Drama duka adalah drama yang akhir cerita tokohnya mengalami kedukaan: Romeo-Juliet, Machbeth, Hamlet, Roro Mendut, pronocitro. Jika kemudian ada sebutan lain, maka karena tokoh-tokohnya pada pertengahan cerita menunjukan sifat khas yang menyebabbkan penamaan lain seperti peperangan , pencitaan, dan sebagainya. Drama tragedi  juga dibatasi sebagai drama duka yang berupa dialog bersajak menceritakan tikoh utama yang menemui kehancuran karena kelemahannya sendiri, seperti keangkuhan dan iri hati. Contoh lain dari drama tragedi, misalnya: Mrs. Alving karya Henrik Ibsen, Juno karya O’Casey, Robert Mayo karya O’Neil, Blanche du Bois karya Williams, dan Willy Loman karya Miller. Dalam tragedi-tragedi yang disebut belakangan ini, tokoh-tokohnya bukan dari kerajaan tetapi dari rakyat jelata.

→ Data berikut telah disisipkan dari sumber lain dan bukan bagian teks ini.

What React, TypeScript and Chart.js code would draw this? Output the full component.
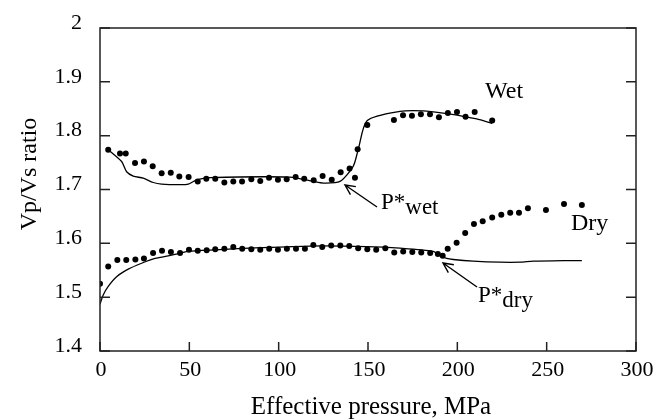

Melodrama adalah lakon yang sagat sentimental, dengan tokoh dan cerita yang mendebarkan hati dan pengharukan. Penggarapan alur dan penokohan yang kurang dipertimbangkan secara cermat, maka cerita seperti dilebih-lebihkan sehingga kurang meyakinkan penonton. Tokoh dalam melodrama adalah tokoh yang tidak ternama (bukan tokoh agung seperti dalam tragedy). Tokoh-tokoh dalam melodrama (seperti yang terdapat dalam dram-drama abad XVIII) adalah tokoh-tokoh hitam-putih bersifat stereotip. Di satu sisi tokoh jahat adalah seluruhnya jahat tidak ada sedikit kebaikan sedikitpun. Sebaliknya tokoh hero (pahlawan) atau heroin (pahlawan wanita) adalah tokoh pujaan yang luput dari kekurangan, luput dari kesalahan, dan luput dari tindak kejahatan. Tokoh hero ini selalu memenangkan peperangan.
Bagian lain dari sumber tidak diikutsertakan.